_COLLECTED MATERIAL:_
= = = = = = =
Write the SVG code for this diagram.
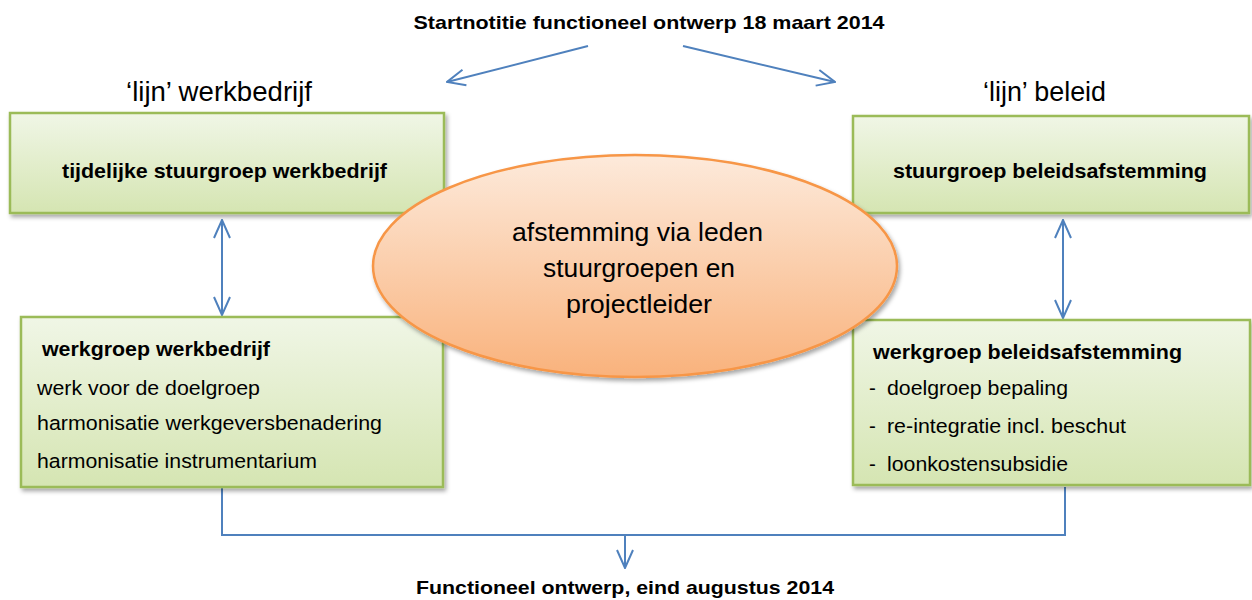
<svg xmlns="http://www.w3.org/2000/svg" width="1252" height="600" viewBox="0 0 1252 600">
<defs>
<linearGradient id="gGreen" x1="0" y1="0" x2="0" y2="1">
<stop offset="0" stop-color="#f0f6e6"/>
<stop offset="1" stop-color="#d5e5b2"/>
</linearGradient>
<linearGradient id="gOrange" x1="0" y1="0" x2="0" y2="1">
<stop offset="0" stop-color="#fdeadb"/>
<stop offset="1" stop-color="#f9b27c"/>
</linearGradient>
<filter id="sh" x="-5%" y="-10%" width="115%" height="130%">
<feDropShadow dx="2" dy="3" stdDeviation="2" flood-color="#000" flood-opacity="0.35"/>
</filter>
<marker id="arrBig" viewBox="0 0 20 20" refX="19" refY="10" markerWidth="20" markerHeight="20" markerUnits="userSpaceOnUse" orient="auto-start-reverse">
<path d="M1,2 L19,10 L1,18" fill="none" stroke="#4f81bd" stroke-width="2"/>
</marker>
</defs>
<style>
.box{fill:url(#gGreen);stroke:#9bbb59;stroke-width:2.5;filter:url(#sh)}
.b{font-family:"Liberation Sans",Arial,sans-serif;font-weight:bold;fill:#000}
.n{font-family:"Liberation Sans",Arial,sans-serif;fill:#000}
.con{fill:none;stroke:#4f81bd;stroke-width:2}
</style>
<rect width="1252" height="600" fill="#fff"/>

<g id="title-top">
<text class="b" x="649" y="29" font-size="19" text-anchor="middle" textLength="471" lengthAdjust="spacingAndGlyphs">Startnotitie functioneel ontwerp 18 maart 2014</text>
</g>
<g id="label-left">
<text class="n" x="219" y="101" font-size="27.5" text-anchor="middle" textLength="186" lengthAdjust="spacingAndGlyphs">‘lijn’ werkbedrijf</text>
</g>
<g id="label-right">
<text class="n" x="1044.5" y="101" font-size="27.5" text-anchor="middle" textLength="123" lengthAdjust="spacingAndGlyphs">‘lijn’ beleid</text>
</g>

<g id="connectors">
<line class="con" x1="588" y1="46" x2="447" y2="82" marker-end="url(#arrBig)"/>
<line class="con" x1="683" y1="46" x2="835" y2="82" marker-end="url(#arrBig)"/>
<line class="con" x1="222" y1="220" x2="222" y2="315" marker-start="url(#arrBig)" marker-end="url(#arrBig)"/>
<line class="con" x1="1063" y1="220" x2="1063" y2="318" marker-start="url(#arrBig)" marker-end="url(#arrBig)"/>
<polyline class="con" points="222,488 222,535 1065,535 1065,487"/>
<line class="con" x1="625" y1="535" x2="625" y2="568" marker-end="url(#arrBig)"/>
</g>

<g id="stuurgroep-werkbedrijf">
<rect class="box" x="10" y="113" width="434" height="100"/>
<text class="b" x="224.5" y="178" font-size="21" text-anchor="middle" textLength="325" lengthAdjust="spacingAndGlyphs">tijdelijke stuurgroep werkbedrijf</text>
</g>

<g id="stuurgroep-beleid">
<rect class="box" x="853" y="116" width="396" height="97"/>
<text class="b" x="1050" y="178" font-size="21" text-anchor="middle" textLength="314" lengthAdjust="spacingAndGlyphs">stuurgroep beleidsafstemming</text>
</g>

<g id="werkgroep-werkbedrijf">
<rect class="box" x="21" y="317" width="422" height="170"/>
<text class="b" x="42" y="356" font-size="21" textLength="228" lengthAdjust="spacingAndGlyphs">werkgroep werkbedrijf</text>
<text class="n" x="37" y="395" font-size="20.5" textLength="223" lengthAdjust="spacingAndGlyphs">werk voor de doelgroep</text>
<text class="n" x="37" y="430" font-size="20.5" textLength="345" lengthAdjust="spacingAndGlyphs">harmonisatie werkgeversbenadering</text>
<text class="n" x="37" y="468" font-size="20.5" textLength="280" lengthAdjust="spacingAndGlyphs">harmonisatie instrumentarium</text>
</g>

<g id="werkgroep-beleid">
<rect class="box" x="853" y="320" width="397" height="165"/>
<text class="b" x="873" y="359" font-size="21" textLength="309" lengthAdjust="spacingAndGlyphs">werkgroep beleidsafstemming</text>
<text class="n" x="869" y="395" font-size="20.5">-</text>
<text class="n" x="887" y="395" font-size="20.5" textLength="181" lengthAdjust="spacingAndGlyphs">doelgroep bepaling</text>
<text class="n" x="869" y="433" font-size="20.5">-</text>
<text class="n" x="887" y="433" font-size="20.5" textLength="239" lengthAdjust="spacingAndGlyphs">re-integratie incl. beschut</text>
<text class="n" x="869" y="471" font-size="20.5">-</text>
<text class="n" x="887" y="471" font-size="20.5" textLength="181" lengthAdjust="spacingAndGlyphs">loonkostensubsidie</text>
</g>

<g id="afstemming">
<ellipse cx="635" cy="266" rx="262" ry="111" fill="url(#gOrange)" stroke="#f79646" stroke-width="2.5" filter="url(#sh)"/>
<text class="n" x="637.5" y="241" font-size="26" text-anchor="middle" textLength="251" lengthAdjust="spacingAndGlyphs">afstemming via leden</text>
<text class="n" x="639" y="277" font-size="26" text-anchor="middle" textLength="192" lengthAdjust="spacingAndGlyphs">stuurgroepen en</text>
<text class="n" x="639" y="313" font-size="26" text-anchor="middle" textLength="146" lengthAdjust="spacingAndGlyphs">projectleider</text>
</g>

<g id="title-bottom">
<text class="b" x="625" y="594" font-size="19" text-anchor="middle" textLength="418" lengthAdjust="spacingAndGlyphs">Functioneel ontwerp, eind augustus 2014</text>
</g>
</svg>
= = = = = = =
_PROBLEM REQUIREMENTS:_
Write out the listing above exactly as it stands, pictures excluded.

_SOLUTION TO THE EXERCISE:_
Write the SVG code for this diagram.
<svg xmlns="http://www.w3.org/2000/svg" width="1252" height="600" viewBox="0 0 1252 600">
<defs>
<linearGradient id="gGreen" x1="0" y1="0" x2="0" y2="1">
<stop offset="0" stop-color="#f0f6e6"/>
<stop offset="1" stop-color="#d5e5b2"/>
</linearGradient>
<linearGradient id="gOrange" x1="0" y1="0" x2="0" y2="1">
<stop offset="0" stop-color="#fdeadb"/>
<stop offset="1" stop-color="#f9b27c"/>
</linearGradient>
<filter id="sh" x="-5%" y="-10%" width="115%" height="130%">
<feDropShadow dx="2" dy="3" stdDeviation="2" flood-color="#000" flood-opacity="0.35"/>
</filter>
<marker id="arrBig" viewBox="0 0 20 20" refX="19" refY="10" markerWidth="20" markerHeight="20" markerUnits="userSpaceOnUse" orient="auto-start-reverse">
<path d="M1,2 L19,10 L1,18" fill="none" stroke="#4f81bd" stroke-width="2"/>
</marker>
</defs>
<style>
.box{fill:url(#gGreen);stroke:#9bbb59;stroke-width:2.5;filter:url(#sh)}
.b{font-family:"Liberation Sans",Arial,sans-serif;font-weight:bold;fill:#000}
.n{font-family:"Liberation Sans",Arial,sans-serif;fill:#000}
.con{fill:none;stroke:#4f81bd;stroke-width:2}
</style>
<rect width="1252" height="600" fill="#fff"/>

<g id="title-top">
<text class="b" x="649" y="29" font-size="19" text-anchor="middle" textLength="471" lengthAdjust="spacingAndGlyphs">Startnotitie functioneel ontwerp 18 maart 2014</text>
</g>
<g id="label-left">
<text class="n" x="219" y="101" font-size="27.5" text-anchor="middle" textLength="186" lengthAdjust="spacingAndGlyphs">‘lijn’ werkbedrijf</text>
</g>
<g id="label-right">
<text class="n" x="1044.5" y="101" font-size="27.5" text-anchor="middle" textLength="123" lengthAdjust="spacingAndGlyphs">‘lijn’ beleid</text>
</g>

<g id="connectors">
<line class="con" x1="588" y1="46" x2="447" y2="82" marker-end="url(#arrBig)"/>
<line class="con" x1="683" y1="46" x2="835" y2="82" marker-end="url(#arrBig)"/>
<line class="con" x1="222" y1="220" x2="222" y2="315" marker-start="url(#arrBig)" marker-end="url(#arrBig)"/>
<line class="con" x1="1063" y1="220" x2="1063" y2="318" marker-start="url(#arrBig)" marker-end="url(#arrBig)"/>
<polyline class="con" points="222,488 222,535 1065,535 1065,487"/>
<line class="con" x1="625" y1="535" x2="625" y2="568" marker-end="url(#arrBig)"/>
</g>

<g id="stuurgroep-werkbedrijf">
<rect class="box" x="10" y="113" width="434" height="100"/>
<text class="b" x="224.5" y="178" font-size="21" text-anchor="middle" textLength="325" lengthAdjust="spacingAndGlyphs">tijdelijke stuurgroep werkbedrijf</text>
</g>

<g id="stuurgroep-beleid">
<rect class="box" x="853" y="116" width="396" height="97"/>
<text class="b" x="1050" y="178" font-size="21" text-anchor="middle" textLength="314" lengthAdjust="spacingAndGlyphs">stuurgroep beleidsafstemming</text>
</g>

<g id="werkgroep-werkbedrijf">
<rect class="box" x="21" y="317" width="422" height="170"/>
<text class="b" x="42" y="356" font-size="21" textLength="228" lengthAdjust="spacingAndGlyphs">werkgroep werkbedrijf</text>
<text class="n" x="37" y="395" font-size="20.5" textLength="223" lengthAdjust="spacingAndGlyphs">werk voor de doelgroep</text>
<text class="n" x="37" y="430" font-size="20.5" textLength="345" lengthAdjust="spacingAndGlyphs">harmonisatie werkgeversbenadering</text>
<text class="n" x="37" y="468" font-size="20.5" textLength="280" lengthAdjust="spacingAndGlyphs">harmonisatie instrumentarium</text>
</g>

<g id="werkgroep-beleid">
<rect class="box" x="853" y="320" width="397" height="165"/>
<text class="b" x="873" y="359" font-size="21" textLength="309" lengthAdjust="spacingAndGlyphs">werkgroep beleidsafstemming</text>
<text class="n" x="869" y="395" font-size="20.5">-</text>
<text class="n" x="887" y="395" font-size="20.5" textLength="181" lengthAdjust="spacingAndGlyphs">doelgroep bepaling</text>
<text class="n" x="869" y="433" font-size="20.5">-</text>
<text class="n" x="887" y="433" font-size="20.5" textLength="239" lengthAdjust="spacingAndGlyphs">re-integratie incl. beschut</text>
<text class="n" x="869" y="471" font-size="20.5">-</text>
<text class="n" x="887" y="471" font-size="20.5" textLength="181" lengthAdjust="spacingAndGlyphs">loonkostensubsidie</text>
</g>

<g id="afstemming">
<ellipse cx="635" cy="266" rx="262" ry="111" fill="url(#gOrange)" stroke="#f79646" stroke-width="2.5" filter="url(#sh)"/>
<text class="n" x="637.5" y="241" font-size="26" text-anchor="middle" textLength="251" lengthAdjust="spacingAndGlyphs">afstemming via leden</text>
<text class="n" x="639" y="277" font-size="26" text-anchor="middle" textLength="192" lengthAdjust="spacingAndGlyphs">stuurgroepen en</text>
<text class="n" x="639" y="313" font-size="26" text-anchor="middle" textLength="146" lengthAdjust="spacingAndGlyphs">projectleider</text>
</g>

<g id="title-bottom">
<text class="b" x="625" y="594" font-size="19" text-anchor="middle" textLength="418" lengthAdjust="spacingAndGlyphs">Functioneel ontwerp, eind augustus 2014</text>
</g>
</svg>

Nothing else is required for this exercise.